Kippen, an acknowledged authority and frequent lecturer on brand strategy, says that companies that put engagement of front line staff at the centre of their business strategy are generally more successful in the short and long term. Those that have adopted the ‘staff first’ model are at the top of every sector.

He references Ritz-Carlton whose employees are ‘ladies and gentlemen serving ladies and gentlemen’ - both a service promise to guests of the hotel but also underscoring the dignity in service of the hotel’s ‘ladies and gentlemen’.

In a different vein, Google’s employees observe the company’s vaunted ‘20% rule’ where one day in every five can be devoted to pet projects that drive the company’s business.
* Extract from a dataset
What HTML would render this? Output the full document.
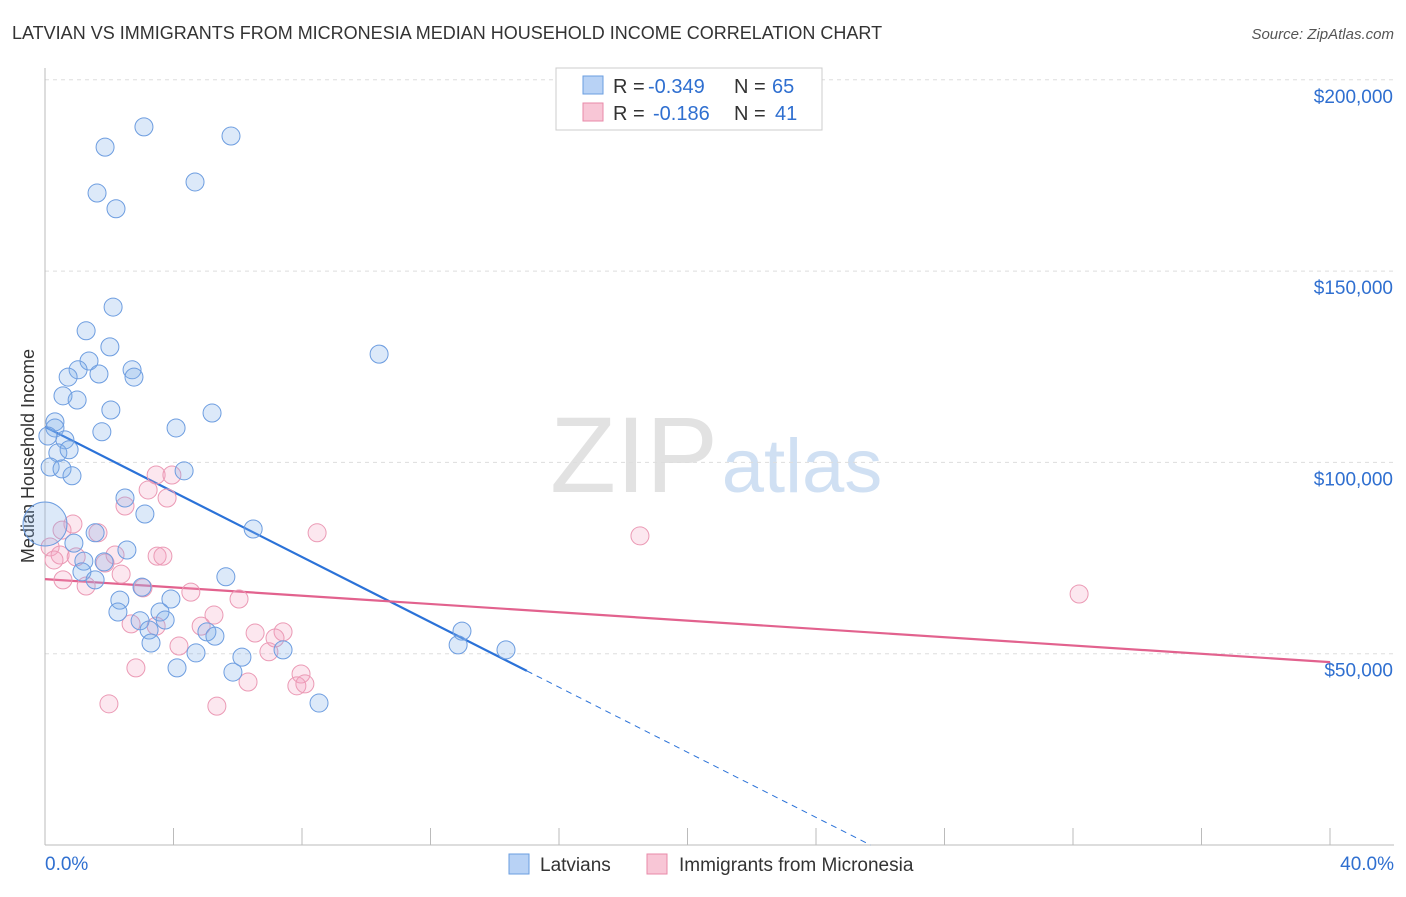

The consequences include Gmail, Google News and a host of others as well as a number four ranking on Fortune’s list of the best companies to work for.

“If more British companies started putting staff at the centre of their business strategy, by adopting a brand strategy that drives change from the inside out, the commercial consequences would be radical and permanent” says Evviva Brands’ David Kippen.

“The benefits include improved staff retention, happiness and productivity; closer management and employee integration; enhanced recruitment and, most importantly, a growing customer reputation that boosts the bottom line.

“Absent this connection, only pay and the occasional personal sense of duty hold people to their seats. And when these proverbial seats become damp, the temptation to shove off too easily overwhelms.”